Slow down to speed up
Sometimes it can take a bit longer to make changes with Infrastructure as Code. This can be especially true in smaller environments. It can be a quick thing to just tweak a setting in the load balancer or change a security group ingress rule. On the other hand, updating scripts, making the change, committing the change, running the change against a test environment, and then running the change against a production environment can feel so laborious. Especially when you’re just getting started.
But this is one of those situations where you need to slow down to speed up. Being diligent about making changes through your scripts will undoubtedly save you countless hours during an outage or when troubleshooting. And you’ll be so much more confident in your changes because you can test that change against a test environment instead of crossing your fingers and running the update straight against production. Even in small environments the payoffs can be enormous.

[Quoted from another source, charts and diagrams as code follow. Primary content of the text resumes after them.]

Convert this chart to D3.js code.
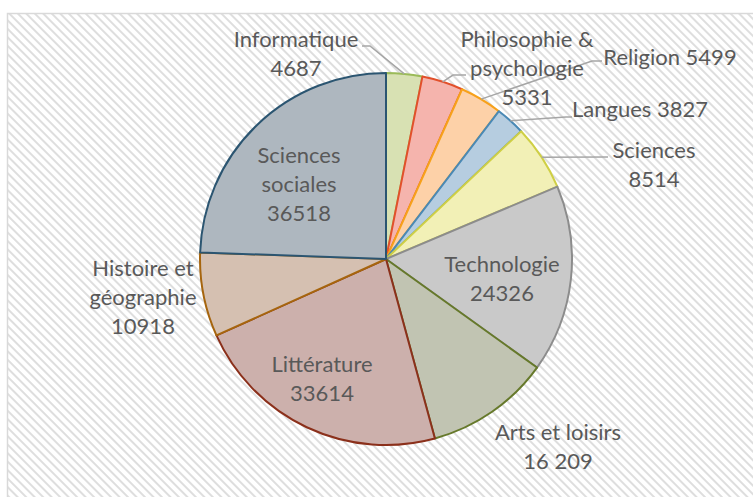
<!DOCTYPE html>
<html>
<head>
<meta charset="utf-8">
<style>
body { margin: 0; background: #fff; }
svg { display: block; font-family: Lato, "Open Sans", sans-serif; }
</style>
</head>
<body>
<div id="chart"></div>
<script src="https://cdn.jsdelivr.net/npm/d3@7/dist/d3.min.js"></script>
<script>
// data, clockwise from 12 o'clock
const categories = ["Informatique", "Philosophie & psychologie", "Religion", "Langues", "Sciences",
    "Technologie", "Arts et loisirs", "Littérature", "Histoire et géographie", "Sciences sociales"];
const values = [4687, 5331, 5499, 3827, 8514, 24326, 16209, 33614, 10918, 36518];
const valueLabels = ["4687", "5331", "5499", "3827", "8514", "24326", "16 209", "33614", "10918", "36518"];

const fills = ["#d8e1b3", "#f5b4ad", "#fdd1a8", "#b6cde0", "#f2f0b6",
    "#c9c9c9", "#c1c4b2", "#ccb0ac", "#d5c0b1", "#aeb7bf"];
const strokes = ["#9bbb59", "#e2502b", "#f7a11a", "#4a89b5", "#cfcf45",
    "#8c8c8c", "#66792b", "#8b301b", "#a6650e", "#2b5571"];

// label placement (x = centre, y = first baseline), how the category wraps, leader bends
const layout = [
    {x: 296, y: 47, lines: ["Informatique"], leader: [[370, 46], [362, 46]]},
    {x: 527, y: 47, lines: ["Philosophie &", "psychologie"], leader: [[453, 75], [466, 75]]},
    {x: 670, y: 65, lines: [], inline: true, leader: [[592, 61], [602, 61]]},
    {x: 640, y: 117, lines: [], inline: true, leader: [[566, 117], [572, 117]]},
    {x: 654, y: 158, lines: ["Sciences"], leader: [[608, 157]]},
    {x: 502, y: 272, lines: ["Technologie"]},
    {x: 558, y: 440, lines: ["Arts et loisirs"]},
    {x: 322, y: 372, lines: ["Littérature"]},
    {x: 143, y: 276, lines: ["Histoire et", "géographie"]},
    {x: 299, y: 163, lines: ["Sciences", "sociales"]}
];

const width = 753, height = 497;
const cx = 386, cy = 259, radius = 186;
const lineGap = 29;

const svg = d3.select('#chart').append('svg')
    .attr('width', width)
    .attr('height', height);

const defs = svg.append('defs');
const pat = defs.append('pattern')
    .attr('id', 'hatch')
    .attr('width', 6).attr('height', 6)
    .attr('patternUnits', 'userSpaceOnUse')
    .attr('patternTransform', 'rotate(-45)');
pat.append('rect').attr('width', 6).attr('height', 6).attr('fill', '#fff');
pat.append('line')
    .attr('x1', 3).attr('y1', 0).attr('x2', 3).attr('y2', 6)
    .attr('stroke', '#dedede').attr('stroke-width', 2);

// chart area
svg.append('rect')
    .attr('x', 7.5).attr('y', 13.5)
    .attr('width', 760).attr('height', 500)
    .attr('fill', 'url(#hatch)')
    .attr('stroke', '#d9d9d9')
    .attr('stroke-width', 1.5);

const pie = d3.pie().sort(null).value(d => d);
const arcs = pie(values);

const arc = d3.arc().innerRadius(0).outerRadius(radius);
const edge = d3.arc().innerRadius(radius).outerRadius(radius);

const g = svg.append('g').attr('transform', `translate(${cx},${cy})`);

g.selectAll('path.slice')
    .data(arcs)
    .enter().append('path')
    .attr('class', 'slice')
    .attr('d', arc)
    .attr('fill', (d, i) => fills[i])
    .attr('stroke', (d, i) => strokes[i])
    .attr('stroke-width', 2)
    .attr('stroke-linejoin', 'round');

// leader lines from the slice edge to the label
const line = d3.line();
arcs.forEach((d, i) => {
    const L = layout[i];
    if (!L.leader) return;
    const p0 = edge.centroid(d);
    const pts = [[p0[0] + cx, p0[1] + cy]].concat(L.leader);
    svg.append('path')
        .attr('d', line(pts))
        .attr('fill', 'none')
        .attr('stroke', '#a6a6a6')
        .attr('stroke-width', 1.5);
});

// labels
arcs.forEach((d, i) => {
    const L = layout[i];
    const rows = L.inline ? [categories[i] + ' ' + valueLabels[i]] : L.lines.concat([valueLabels[i]]);
    const t = svg.append('text')
        .attr('x', L.x)
        .attr('y', L.y)
        .attr('text-anchor', 'middle')
        .attr('fill', '#595959')
        .style('font-size', '22px');
    rows.forEach((r, k) => {
        t.append('tspan')
            .attr('x', L.x)
            .attr('y', L.y + k * lineGap)
            .text(r);
    });
});
</script>
</body>
</html>
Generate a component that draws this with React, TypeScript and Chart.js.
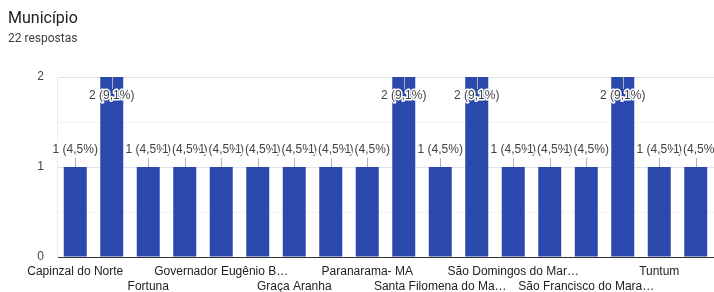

All of these tools have a pretty steep learning curve. You have to be able to create infrastructure in scripts that used to be easily created from the UI or the CLI. Among a seasoned ops team, this can be one of the biggest obstacles to IaC adoption. But if you commit, once you’re through the initial pain you’ll never look back.
Just do it
Infrastructure as Code is one of those rare techniques that is valuable in both the smallest and largest environments. Almost any engineering team can leverage IaC to their benefit. We started the journey many years ago with Chef and Puppet. Then we used CloudFormation before moving over to Terraform. We love Terraform because of its ecosystem and its ability to work with almost any public or private cloud tools. We’ve heard some good things about Pulumi, but we haven’t taken the plunge yet.
If you’re still managing environments manually, I hope you’ll strongly consider how much of an improvement a move to Infrastructure as Code could be for your company. At the risk of sounding hyperbolic, it really will completely change the way you do your operations work. You’ll feel better about your environment, more confident in your changes, and more secure in your disaster recovery plans.